→ **TASK STATEMENT**: Do not copy the pictures; transcribe all other material exactly.

→ **DATA SHOWN**:
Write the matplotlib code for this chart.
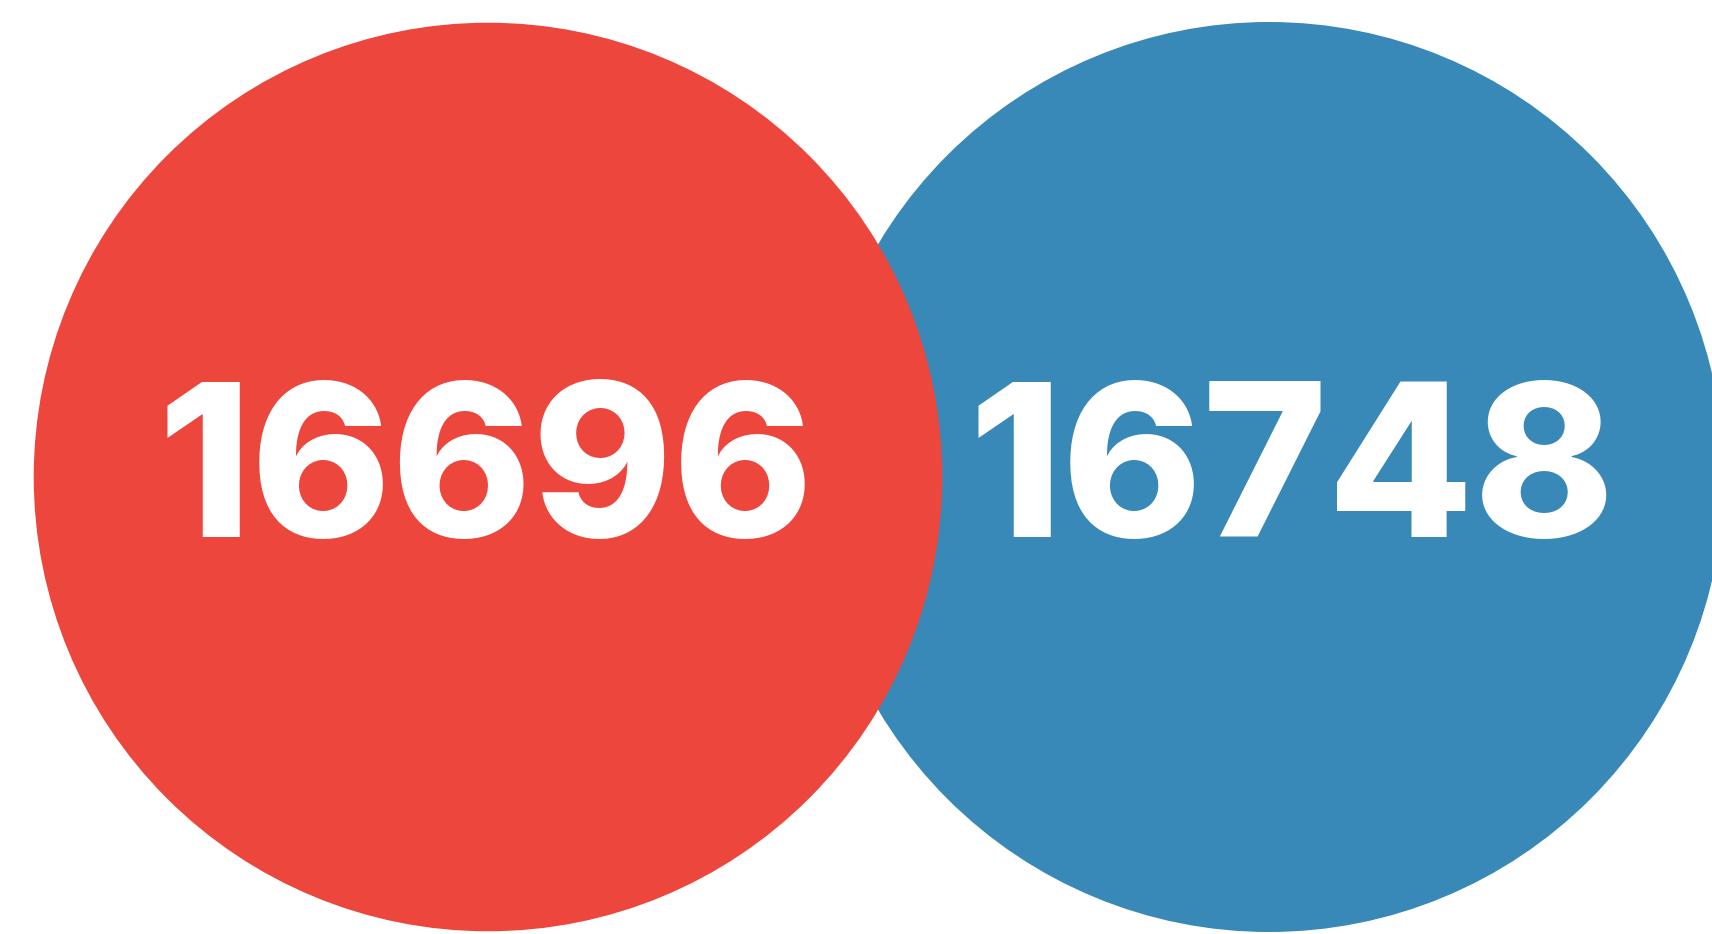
import numpy as np
import matplotlib
matplotlib.use("Agg")
import matplotlib.pyplot as plt
from matplotlib.patches import Circle

# two groups, shown as overlapping circles sized by value
values = [16696, 16748]
labels = ["16696", "16748"]
colors = ["#ED463D", "#3889B7"]

# layout (pixels, y downward)
centers_x = [488, 1269]
center_y = 477
label_x = [486, 1292]
baseline_y = 537
max_radius = 455

fig = plt.figure(figsize=(17.12, 9.34), dpi=100)
ax = fig.add_axes([0, 0, 1, 1])
ax.set_xlim(0, 1712)
ax.set_ylim(934, 0)
ax.set_aspect("equal")
ax.axis("off")

radii = max_radius * np.sqrt(np.array(values) / max(values))

# blue drawn first so the red circle sits on top
for i in [1, 0]:
    ax.add_patch(Circle((centers_x[i], center_y), radii[i], color=colors[i], lw=0, zorder=1 + (1 - i)))

for i in range(len(values)):
    ax.text(label_x[i], baseline_y, labels[i], color="white", fontsize=153,
            fontfamily="Inter", fontweight=800,
            ha="center", va="baseline", zorder=5)

fig.savefig("out.png", dpi=100, facecolor="white")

→ **RESPONSE TO THIS TASK**:
Write the matplotlib code for this chart.
import numpy as np
import matplotlib
matplotlib.use("Agg")
import matplotlib.pyplot as plt
from matplotlib.patches import Circle

# two groups, shown as overlapping circles sized by value
values = [16696, 16748]
labels = ["16696", "16748"]
colors = ["#ED463D", "#3889B7"]

# layout (pixels, y downward)
centers_x = [488, 1269]
center_y = 477
label_x = [486, 1292]
baseline_y = 537
max_radius = 455

fig = plt.figure(figsize=(17.12, 9.34), dpi=100)
ax = fig.add_axes([0, 0, 1, 1])
ax.set_xlim(0, 1712)
ax.set_ylim(934, 0)
ax.set_aspect("equal")
ax.axis("off")

radii = max_radius * np.sqrt(np.array(values) / max(values))

# blue drawn first so the red circle sits on top
for i in [1, 0]:
    ax.add_patch(Circle((centers_x[i], center_y), radii[i], color=colors[i], lw=0, zorder=1 + (1 - i)))

for i in range(len(values)):
    ax.text(label_x[i], baseline_y, labels[i], color="white", fontsize=153,
            fontfamily="Inter", fontweight=800,
            ha="center", va="baseline", zorder=5)

fig.savefig("out.png", dpi=100, facecolor="white")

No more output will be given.